◆ Data entries ◆
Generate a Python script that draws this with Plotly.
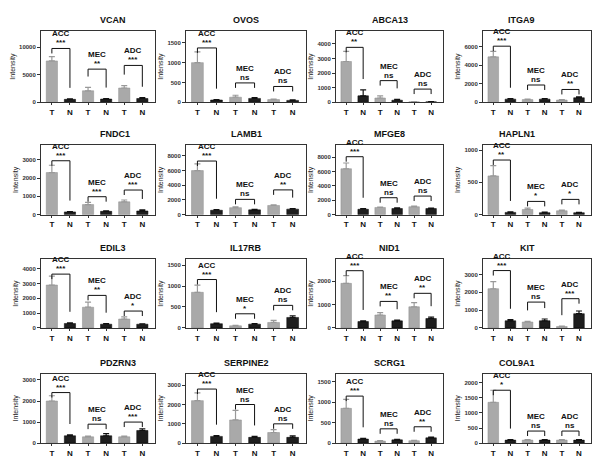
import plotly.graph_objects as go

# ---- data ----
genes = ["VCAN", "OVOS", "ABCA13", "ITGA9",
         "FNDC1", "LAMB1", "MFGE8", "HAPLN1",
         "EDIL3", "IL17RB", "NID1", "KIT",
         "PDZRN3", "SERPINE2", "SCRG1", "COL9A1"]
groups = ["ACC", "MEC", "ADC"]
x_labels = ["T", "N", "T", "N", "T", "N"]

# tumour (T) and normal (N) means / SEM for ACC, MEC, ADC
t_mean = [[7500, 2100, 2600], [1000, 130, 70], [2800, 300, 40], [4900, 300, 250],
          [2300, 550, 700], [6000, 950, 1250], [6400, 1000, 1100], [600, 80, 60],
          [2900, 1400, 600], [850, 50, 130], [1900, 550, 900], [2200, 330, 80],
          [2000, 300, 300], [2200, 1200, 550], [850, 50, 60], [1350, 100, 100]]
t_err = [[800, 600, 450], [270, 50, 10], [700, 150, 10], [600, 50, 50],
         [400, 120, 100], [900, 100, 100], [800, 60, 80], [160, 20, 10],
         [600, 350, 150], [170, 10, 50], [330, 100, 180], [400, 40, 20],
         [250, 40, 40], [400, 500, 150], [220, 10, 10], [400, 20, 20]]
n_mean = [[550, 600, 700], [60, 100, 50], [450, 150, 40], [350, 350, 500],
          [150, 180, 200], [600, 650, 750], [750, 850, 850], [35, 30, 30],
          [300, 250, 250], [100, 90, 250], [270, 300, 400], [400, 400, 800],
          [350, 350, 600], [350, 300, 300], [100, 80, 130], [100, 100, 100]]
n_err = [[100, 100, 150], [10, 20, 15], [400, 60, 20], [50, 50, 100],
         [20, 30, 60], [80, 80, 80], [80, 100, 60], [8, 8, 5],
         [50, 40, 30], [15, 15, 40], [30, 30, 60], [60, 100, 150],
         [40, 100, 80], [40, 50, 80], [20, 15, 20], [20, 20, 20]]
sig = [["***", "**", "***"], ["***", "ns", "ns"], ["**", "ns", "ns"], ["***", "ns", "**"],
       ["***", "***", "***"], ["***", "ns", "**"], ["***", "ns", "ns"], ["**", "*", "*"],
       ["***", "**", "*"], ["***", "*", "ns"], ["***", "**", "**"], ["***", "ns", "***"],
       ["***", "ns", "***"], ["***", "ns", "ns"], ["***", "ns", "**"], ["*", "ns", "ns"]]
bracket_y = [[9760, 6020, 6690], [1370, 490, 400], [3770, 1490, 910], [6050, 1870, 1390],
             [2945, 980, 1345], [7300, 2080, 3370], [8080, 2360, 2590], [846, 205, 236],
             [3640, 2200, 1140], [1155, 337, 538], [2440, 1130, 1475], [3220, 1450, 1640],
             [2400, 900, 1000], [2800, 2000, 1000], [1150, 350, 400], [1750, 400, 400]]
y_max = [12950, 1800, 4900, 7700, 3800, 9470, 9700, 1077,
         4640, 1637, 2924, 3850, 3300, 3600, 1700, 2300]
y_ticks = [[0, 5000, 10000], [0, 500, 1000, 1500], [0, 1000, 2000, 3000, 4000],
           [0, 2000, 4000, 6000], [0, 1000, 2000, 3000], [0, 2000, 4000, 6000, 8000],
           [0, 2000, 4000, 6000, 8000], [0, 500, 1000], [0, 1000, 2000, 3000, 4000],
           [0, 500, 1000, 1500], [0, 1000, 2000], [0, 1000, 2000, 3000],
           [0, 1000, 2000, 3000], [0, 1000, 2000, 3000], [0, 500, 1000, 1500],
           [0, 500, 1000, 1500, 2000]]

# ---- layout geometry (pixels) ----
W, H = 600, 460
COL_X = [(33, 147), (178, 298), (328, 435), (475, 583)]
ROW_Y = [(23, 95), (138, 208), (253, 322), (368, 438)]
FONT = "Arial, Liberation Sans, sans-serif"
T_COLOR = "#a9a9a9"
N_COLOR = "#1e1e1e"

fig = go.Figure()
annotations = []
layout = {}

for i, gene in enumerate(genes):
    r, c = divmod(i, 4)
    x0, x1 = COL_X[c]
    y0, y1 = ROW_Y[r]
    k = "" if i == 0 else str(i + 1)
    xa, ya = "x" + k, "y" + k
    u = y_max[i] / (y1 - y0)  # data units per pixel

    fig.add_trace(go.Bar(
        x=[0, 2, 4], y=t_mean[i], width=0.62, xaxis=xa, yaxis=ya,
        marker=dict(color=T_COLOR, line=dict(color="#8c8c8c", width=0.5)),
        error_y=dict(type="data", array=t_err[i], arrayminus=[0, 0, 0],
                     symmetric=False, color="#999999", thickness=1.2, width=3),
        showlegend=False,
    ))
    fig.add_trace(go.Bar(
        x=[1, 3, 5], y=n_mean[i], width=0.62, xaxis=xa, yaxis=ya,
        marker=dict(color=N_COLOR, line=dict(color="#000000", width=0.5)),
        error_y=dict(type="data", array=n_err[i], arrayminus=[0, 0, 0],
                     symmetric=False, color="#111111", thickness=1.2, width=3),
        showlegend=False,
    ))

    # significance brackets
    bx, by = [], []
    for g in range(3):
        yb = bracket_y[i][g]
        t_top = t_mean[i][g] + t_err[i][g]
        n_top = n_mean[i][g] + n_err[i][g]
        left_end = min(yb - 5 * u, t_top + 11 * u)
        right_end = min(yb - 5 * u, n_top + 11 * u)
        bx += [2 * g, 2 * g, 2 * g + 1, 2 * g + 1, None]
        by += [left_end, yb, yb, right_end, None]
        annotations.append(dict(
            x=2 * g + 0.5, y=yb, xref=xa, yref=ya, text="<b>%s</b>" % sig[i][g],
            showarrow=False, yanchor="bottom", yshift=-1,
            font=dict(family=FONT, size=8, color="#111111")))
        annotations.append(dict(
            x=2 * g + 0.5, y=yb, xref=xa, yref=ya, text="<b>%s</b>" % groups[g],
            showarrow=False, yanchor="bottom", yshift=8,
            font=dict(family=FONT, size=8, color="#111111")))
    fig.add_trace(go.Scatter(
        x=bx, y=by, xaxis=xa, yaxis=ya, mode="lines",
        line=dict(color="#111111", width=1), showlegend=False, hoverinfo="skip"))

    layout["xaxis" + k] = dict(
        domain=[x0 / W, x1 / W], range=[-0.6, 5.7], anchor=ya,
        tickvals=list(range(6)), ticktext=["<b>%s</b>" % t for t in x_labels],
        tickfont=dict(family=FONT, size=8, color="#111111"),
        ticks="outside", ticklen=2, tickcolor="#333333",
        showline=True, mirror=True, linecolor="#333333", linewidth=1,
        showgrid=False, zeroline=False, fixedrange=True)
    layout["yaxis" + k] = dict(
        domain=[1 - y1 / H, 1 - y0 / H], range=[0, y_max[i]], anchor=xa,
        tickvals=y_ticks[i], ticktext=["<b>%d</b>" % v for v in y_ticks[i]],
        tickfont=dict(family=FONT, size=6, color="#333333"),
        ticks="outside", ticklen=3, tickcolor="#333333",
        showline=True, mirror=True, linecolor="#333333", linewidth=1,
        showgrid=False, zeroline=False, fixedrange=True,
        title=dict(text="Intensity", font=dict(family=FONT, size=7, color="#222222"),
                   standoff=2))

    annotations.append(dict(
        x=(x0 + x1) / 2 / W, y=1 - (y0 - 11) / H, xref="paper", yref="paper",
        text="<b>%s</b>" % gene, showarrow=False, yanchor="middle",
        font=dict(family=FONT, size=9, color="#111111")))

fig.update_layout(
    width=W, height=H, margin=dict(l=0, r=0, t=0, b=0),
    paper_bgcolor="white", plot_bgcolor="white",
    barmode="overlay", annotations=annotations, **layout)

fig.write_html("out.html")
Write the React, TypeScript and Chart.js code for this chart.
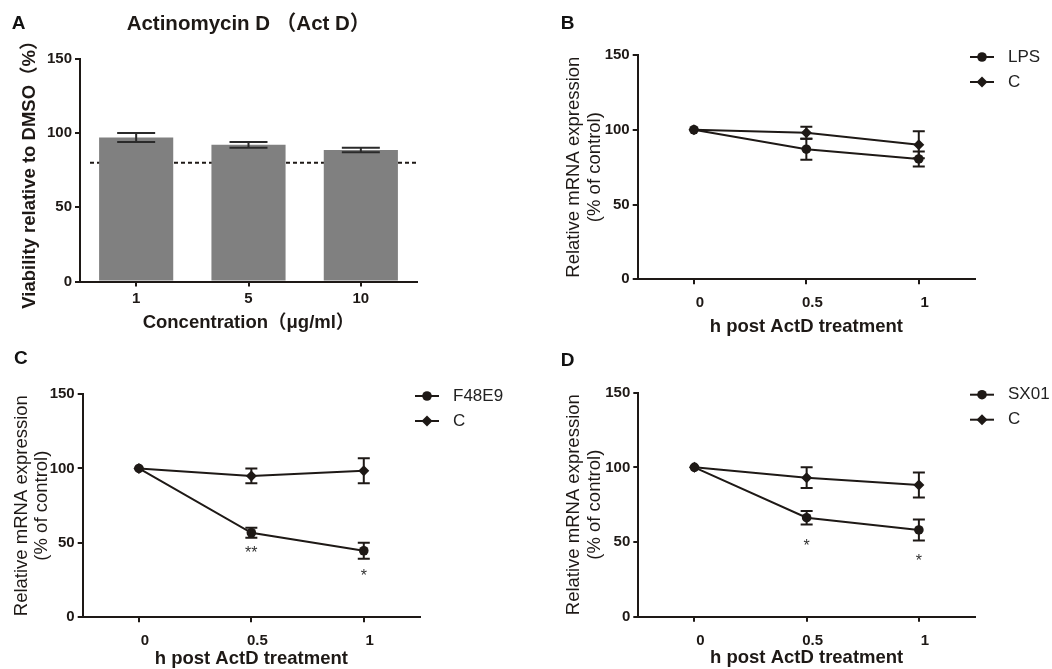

◆ What you will do ◆
Above are lines of data; state how many of them contain the word "this", with no other output.

◆ Correct answer ◆
2